▶ **SOURCE EXCERPT**

|---|

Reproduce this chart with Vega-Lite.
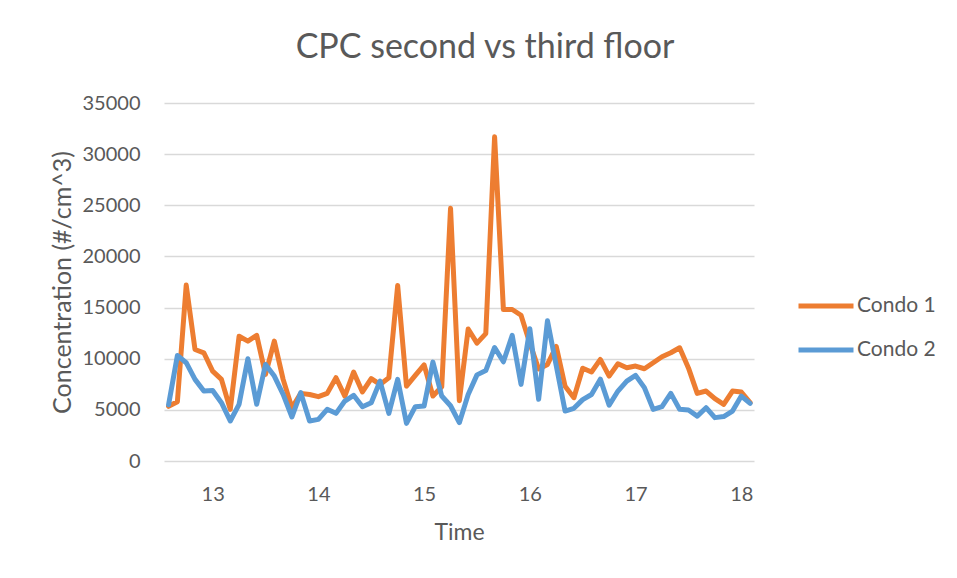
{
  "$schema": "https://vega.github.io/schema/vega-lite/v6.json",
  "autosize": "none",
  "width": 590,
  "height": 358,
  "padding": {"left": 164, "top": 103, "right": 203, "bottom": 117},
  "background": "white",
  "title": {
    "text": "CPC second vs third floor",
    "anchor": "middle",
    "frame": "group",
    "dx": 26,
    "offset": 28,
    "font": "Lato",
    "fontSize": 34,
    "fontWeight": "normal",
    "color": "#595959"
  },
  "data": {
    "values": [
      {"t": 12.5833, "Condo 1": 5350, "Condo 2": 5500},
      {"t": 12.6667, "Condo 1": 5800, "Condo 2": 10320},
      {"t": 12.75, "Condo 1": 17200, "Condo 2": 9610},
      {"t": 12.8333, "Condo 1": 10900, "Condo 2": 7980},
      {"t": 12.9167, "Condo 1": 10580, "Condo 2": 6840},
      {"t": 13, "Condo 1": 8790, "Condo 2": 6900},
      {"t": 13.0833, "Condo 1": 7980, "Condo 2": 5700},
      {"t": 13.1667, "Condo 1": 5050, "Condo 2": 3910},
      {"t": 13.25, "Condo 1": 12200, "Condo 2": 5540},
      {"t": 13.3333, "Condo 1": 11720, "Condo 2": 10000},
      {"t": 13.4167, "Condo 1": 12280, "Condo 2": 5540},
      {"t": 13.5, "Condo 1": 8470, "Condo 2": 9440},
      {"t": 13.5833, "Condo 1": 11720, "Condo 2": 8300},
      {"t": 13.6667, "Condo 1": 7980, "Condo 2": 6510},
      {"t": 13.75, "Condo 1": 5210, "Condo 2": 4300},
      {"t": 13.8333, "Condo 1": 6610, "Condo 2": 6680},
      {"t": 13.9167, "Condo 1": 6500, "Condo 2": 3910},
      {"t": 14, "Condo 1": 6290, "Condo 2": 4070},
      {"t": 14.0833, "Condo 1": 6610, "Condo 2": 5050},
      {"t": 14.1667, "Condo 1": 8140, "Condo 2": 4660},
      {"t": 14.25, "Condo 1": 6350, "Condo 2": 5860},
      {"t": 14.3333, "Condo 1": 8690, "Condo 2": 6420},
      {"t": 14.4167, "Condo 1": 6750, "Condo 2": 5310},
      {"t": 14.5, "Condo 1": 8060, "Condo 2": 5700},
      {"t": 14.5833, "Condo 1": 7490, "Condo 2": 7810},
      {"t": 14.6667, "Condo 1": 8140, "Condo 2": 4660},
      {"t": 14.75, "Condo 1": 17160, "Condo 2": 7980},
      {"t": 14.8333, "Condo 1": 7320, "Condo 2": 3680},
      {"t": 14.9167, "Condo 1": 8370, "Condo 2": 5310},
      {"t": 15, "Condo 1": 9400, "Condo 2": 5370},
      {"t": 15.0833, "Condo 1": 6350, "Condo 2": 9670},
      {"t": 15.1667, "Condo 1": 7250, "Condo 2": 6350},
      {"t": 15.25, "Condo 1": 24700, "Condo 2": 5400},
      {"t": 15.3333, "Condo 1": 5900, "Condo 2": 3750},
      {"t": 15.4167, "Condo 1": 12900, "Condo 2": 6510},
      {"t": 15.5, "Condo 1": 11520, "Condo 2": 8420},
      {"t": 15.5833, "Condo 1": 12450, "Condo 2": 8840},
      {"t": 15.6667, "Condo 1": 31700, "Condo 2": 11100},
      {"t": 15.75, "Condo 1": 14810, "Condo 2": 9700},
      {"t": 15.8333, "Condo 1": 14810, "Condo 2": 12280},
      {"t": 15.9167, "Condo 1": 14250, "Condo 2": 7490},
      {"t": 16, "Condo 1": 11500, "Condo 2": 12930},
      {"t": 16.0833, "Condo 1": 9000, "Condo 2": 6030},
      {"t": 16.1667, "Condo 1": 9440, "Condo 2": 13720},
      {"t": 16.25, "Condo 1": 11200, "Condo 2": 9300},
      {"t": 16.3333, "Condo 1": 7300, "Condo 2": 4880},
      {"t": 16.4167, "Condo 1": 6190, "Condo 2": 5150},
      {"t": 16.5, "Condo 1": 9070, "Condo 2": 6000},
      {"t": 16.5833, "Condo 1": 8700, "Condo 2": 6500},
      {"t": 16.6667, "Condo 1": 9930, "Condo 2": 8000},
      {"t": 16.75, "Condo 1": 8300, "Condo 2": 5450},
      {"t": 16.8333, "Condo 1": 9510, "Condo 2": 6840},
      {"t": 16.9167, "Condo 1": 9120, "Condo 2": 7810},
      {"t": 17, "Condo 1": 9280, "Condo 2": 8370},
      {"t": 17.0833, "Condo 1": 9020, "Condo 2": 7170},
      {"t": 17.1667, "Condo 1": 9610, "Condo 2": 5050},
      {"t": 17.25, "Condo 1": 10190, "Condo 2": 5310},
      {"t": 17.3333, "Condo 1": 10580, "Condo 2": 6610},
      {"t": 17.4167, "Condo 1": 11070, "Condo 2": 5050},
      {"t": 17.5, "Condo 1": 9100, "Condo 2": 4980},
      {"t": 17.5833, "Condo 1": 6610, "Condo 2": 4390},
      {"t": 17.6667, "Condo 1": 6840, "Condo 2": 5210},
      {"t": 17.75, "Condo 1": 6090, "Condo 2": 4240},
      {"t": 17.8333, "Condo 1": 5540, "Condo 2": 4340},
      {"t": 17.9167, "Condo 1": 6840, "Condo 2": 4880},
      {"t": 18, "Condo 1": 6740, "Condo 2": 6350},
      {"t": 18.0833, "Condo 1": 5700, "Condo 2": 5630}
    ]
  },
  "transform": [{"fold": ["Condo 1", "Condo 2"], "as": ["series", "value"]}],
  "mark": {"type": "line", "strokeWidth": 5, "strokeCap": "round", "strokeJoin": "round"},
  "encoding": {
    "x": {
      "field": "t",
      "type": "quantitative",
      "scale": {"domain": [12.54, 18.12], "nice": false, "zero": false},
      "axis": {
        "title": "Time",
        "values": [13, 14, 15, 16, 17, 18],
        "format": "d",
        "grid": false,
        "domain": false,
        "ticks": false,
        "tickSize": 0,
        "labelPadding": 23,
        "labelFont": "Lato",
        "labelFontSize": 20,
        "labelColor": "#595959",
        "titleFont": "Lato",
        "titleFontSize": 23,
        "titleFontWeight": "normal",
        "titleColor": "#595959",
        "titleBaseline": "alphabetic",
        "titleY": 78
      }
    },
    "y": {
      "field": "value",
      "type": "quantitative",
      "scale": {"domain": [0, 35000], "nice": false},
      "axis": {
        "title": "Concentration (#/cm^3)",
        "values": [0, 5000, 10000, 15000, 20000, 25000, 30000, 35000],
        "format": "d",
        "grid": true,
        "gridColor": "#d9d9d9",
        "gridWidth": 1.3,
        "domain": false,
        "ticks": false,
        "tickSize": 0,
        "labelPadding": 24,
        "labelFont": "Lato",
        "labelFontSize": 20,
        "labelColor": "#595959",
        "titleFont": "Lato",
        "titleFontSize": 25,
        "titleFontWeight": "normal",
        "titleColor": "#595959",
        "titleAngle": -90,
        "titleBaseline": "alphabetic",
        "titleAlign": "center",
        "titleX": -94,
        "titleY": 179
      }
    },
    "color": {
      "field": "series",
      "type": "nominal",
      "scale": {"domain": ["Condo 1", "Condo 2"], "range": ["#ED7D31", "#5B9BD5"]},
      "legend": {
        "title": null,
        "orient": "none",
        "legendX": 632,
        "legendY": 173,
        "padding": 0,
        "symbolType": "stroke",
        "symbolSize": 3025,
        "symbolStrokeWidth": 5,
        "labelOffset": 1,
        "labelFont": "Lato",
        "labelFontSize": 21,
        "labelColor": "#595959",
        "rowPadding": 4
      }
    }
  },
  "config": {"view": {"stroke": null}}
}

|---|

▶ **WRITTEN EXERCISE**
Omit the pictures, then quote the rest of the material above exactly.

▶ **REPLY**
Reproduce this chart with Vega-Lite.
{
  "$schema": "https://vega.github.io/schema/vega-lite/v6.json",
  "autosize": "none",
  "width": 590,
  "height": 358,
  "padding": {"left": 164, "top": 103, "right": 203, "bottom": 117},
  "background": "white",
  "title": {
    "text": "CPC second vs third floor",
    "anchor": "middle",
    "frame": "group",
    "dx": 26,
    "offset": 28,
    "font": "Lato",
    "fontSize": 34,
    "fontWeight": "normal",
    "color": "#595959"
  },
  "data": {
    "values": [
      {"t": 12.5833, "Condo 1": 5350, "Condo 2": 5500},
      {"t": 12.6667, "Condo 1": 5800, "Condo 2": 10320},
      {"t": 12.75, "Condo 1": 17200, "Condo 2": 9610},
      {"t": 12.8333, "Condo 1": 10900, "Condo 2": 7980},
      {"t": 12.9167, "Condo 1": 10580, "Condo 2": 6840},
      {"t": 13, "Condo 1": 8790, "Condo 2": 6900},
      {"t": 13.0833, "Condo 1": 7980, "Condo 2": 5700},
      {"t": 13.1667, "Condo 1": 5050, "Condo 2": 3910},
      {"t": 13.25, "Condo 1": 12200, "Condo 2": 5540},
      {"t": 13.3333, "Condo 1": 11720, "Condo 2": 10000},
      {"t": 13.4167, "Condo 1": 12280, "Condo 2": 5540},
      {"t": 13.5, "Condo 1": 8470, "Condo 2": 9440},
      {"t": 13.5833, "Condo 1": 11720, "Condo 2": 8300},
      {"t": 13.6667, "Condo 1": 7980, "Condo 2": 6510},
      {"t": 13.75, "Condo 1": 5210, "Condo 2": 4300},
      {"t": 13.8333, "Condo 1": 6610, "Condo 2": 6680},
      {"t": 13.9167, "Condo 1": 6500, "Condo 2": 3910},
      {"t": 14, "Condo 1": 6290, "Condo 2": 4070},
      {"t": 14.0833, "Condo 1": 6610, "Condo 2": 5050},
      {"t": 14.1667, "Condo 1": 8140, "Condo 2": 4660},
      {"t": 14.25, "Condo 1": 6350, "Condo 2": 5860},
      {"t": 14.3333, "Condo 1": 8690, "Condo 2": 6420},
      {"t": 14.4167, "Condo 1": 6750, "Condo 2": 5310},
      {"t": 14.5, "Condo 1": 8060, "Condo 2": 5700},
      {"t": 14.5833, "Condo 1": 7490, "Condo 2": 7810},
      {"t": 14.6667, "Condo 1": 8140, "Condo 2": 4660},
      {"t": 14.75, "Condo 1": 17160, "Condo 2": 7980},
      {"t": 14.8333, "Condo 1": 7320, "Condo 2": 3680},
      {"t": 14.9167, "Condo 1": 8370, "Condo 2": 5310},
      {"t": 15, "Condo 1": 9400, "Condo 2": 5370},
      {"t": 15.0833, "Condo 1": 6350, "Condo 2": 9670},
      {"t": 15.1667, "Condo 1": 7250, "Condo 2": 6350},
      {"t": 15.25, "Condo 1": 24700, "Condo 2": 5400},
      {"t": 15.3333, "Condo 1": 5900, "Condo 2": 3750},
      {"t": 15.4167, "Condo 1": 12900, "Condo 2": 6510},
      {"t": 15.5, "Condo 1": 11520, "Condo 2": 8420},
      {"t": 15.5833, "Condo 1": 12450, "Condo 2": 8840},
      {"t": 15.6667, "Condo 1": 31700, "Condo 2": 11100},
      {"t": 15.75, "Condo 1": 14810, "Condo 2": 9700},
      {"t": 15.8333, "Condo 1": 14810, "Condo 2": 12280},
      {"t": 15.9167, "Condo 1": 14250, "Condo 2": 7490},
      {"t": 16, "Condo 1": 11500, "Condo 2": 12930},
      {"t": 16.0833, "Condo 1": 9000, "Condo 2": 6030},
      {"t": 16.1667, "Condo 1": 9440, "Condo 2": 13720},
      {"t": 16.25, "Condo 1": 11200, "Condo 2": 9300},
      {"t": 16.3333, "Condo 1": 7300, "Condo 2": 4880},
      {"t": 16.4167, "Condo 1": 6190, "Condo 2": 5150},
      {"t": 16.5, "Condo 1": 9070, "Condo 2": 6000},
      {"t": 16.5833, "Condo 1": 8700, "Condo 2": 6500},
      {"t": 16.6667, "Condo 1": 9930, "Condo 2": 8000},
      {"t": 16.75, "Condo 1": 8300, "Condo 2": 5450},
      {"t": 16.8333, "Condo 1": 9510, "Condo 2": 6840},
      {"t": 16.9167, "Condo 1": 9120, "Condo 2": 7810},
      {"t": 17, "Condo 1": 9280, "Condo 2": 8370},
      {"t": 17.0833, "Condo 1": 9020, "Condo 2": 7170},
      {"t": 17.1667, "Condo 1": 9610, "Condo 2": 5050},
      {"t": 17.25, "Condo 1": 10190, "Condo 2": 5310},
      {"t": 17.3333, "Condo 1": 10580, "Condo 2": 6610},
      {"t": 17.4167, "Condo 1": 11070, "Condo 2": 5050},
      {"t": 17.5, "Condo 1": 9100, "Condo 2": 4980},
      {"t": 17.5833, "Condo 1": 6610, "Condo 2": 4390},
      {"t": 17.6667, "Condo 1": 6840, "Condo 2": 5210},
      {"t": 17.75, "Condo 1": 6090, "Condo 2": 4240},
      {"t": 17.8333, "Condo 1": 5540, "Condo 2": 4340},
      {"t": 17.9167, "Condo 1": 6840, "Condo 2": 4880},
      {"t": 18, "Condo 1": 6740, "Condo 2": 6350},
      {"t": 18.0833, "Condo 1": 5700, "Condo 2": 5630}
    ]
  },
  "transform": [{"fold": ["Condo 1", "Condo 2"], "as": ["series", "value"]}],
  "mark": {"type": "line", "strokeWidth": 5, "strokeCap": "round", "strokeJoin": "round"},
  "encoding": {
    "x": {
      "field": "t",
      "type": "quantitative",
      "scale": {"domain": [12.54, 18.12], "nice": false, "zero": false},
      "axis": {
        "title": "Time",
        "values": [13, 14, 15, 16, 17, 18],
        "format": "d",
        "grid": false,
        "domain": false,
        "ticks": false,
        "tickSize": 0,
        "labelPadding": 23,
        "labelFont": "Lato",
        "labelFontSize": 20,
        "labelColor": "#595959",
        "titleFont": "Lato",
        "titleFontSize": 23,
        "titleFontWeight": "normal",
        "titleColor": "#595959",
        "titleBaseline": "alphabetic",
        "titleY": 78
      }
    },
    "y": {
      "field": "value",
      "type": "quantitative",
      "scale": {"domain": [0, 35000], "nice": false},
      "axis": {
        "title": "Concentration (#/cm^3)",
        "values": [0, 5000, 10000, 15000, 20000, 25000, 30000, 35000],
        "format": "d",
        "grid": true,
        "gridColor": "#d9d9d9",
        "gridWidth": 1.3,
        "domain": false,
        "ticks": false,
        "tickSize": 0,
        "labelPadding": 24,
        "labelFont": "Lato",
        "labelFontSize": 20,
        "labelColor": "#595959",
        "titleFont": "Lato",
        "titleFontSize": 25,
        "titleFontWeight": "normal",
        "titleColor": "#595959",
        "titleAngle": -90,
        "titleBaseline": "alphabetic",
        "titleAlign": "center",
        "titleX": -94,
        "titleY": 179
      }
    },
    "color": {
      "field": "series",
      "type": "nominal",
      "scale": {"domain": ["Condo 1", "Condo 2"], "range": ["#ED7D31", "#5B9BD5"]},
      "legend": {
        "title": null,
        "orient": "none",
        "legendX": 632,
        "legendY": 173,
        "padding": 0,
        "symbolType": "stroke",
        "symbolSize": 3025,
        "symbolStrokeWidth": 5,
        "labelOffset": 1,
        "labelFont": "Lato",
        "labelFontSize": 21,
        "labelColor": "#595959",
        "rowPadding": 4
      }
    }
  },
  "config": {"view": {"stroke": null}}
}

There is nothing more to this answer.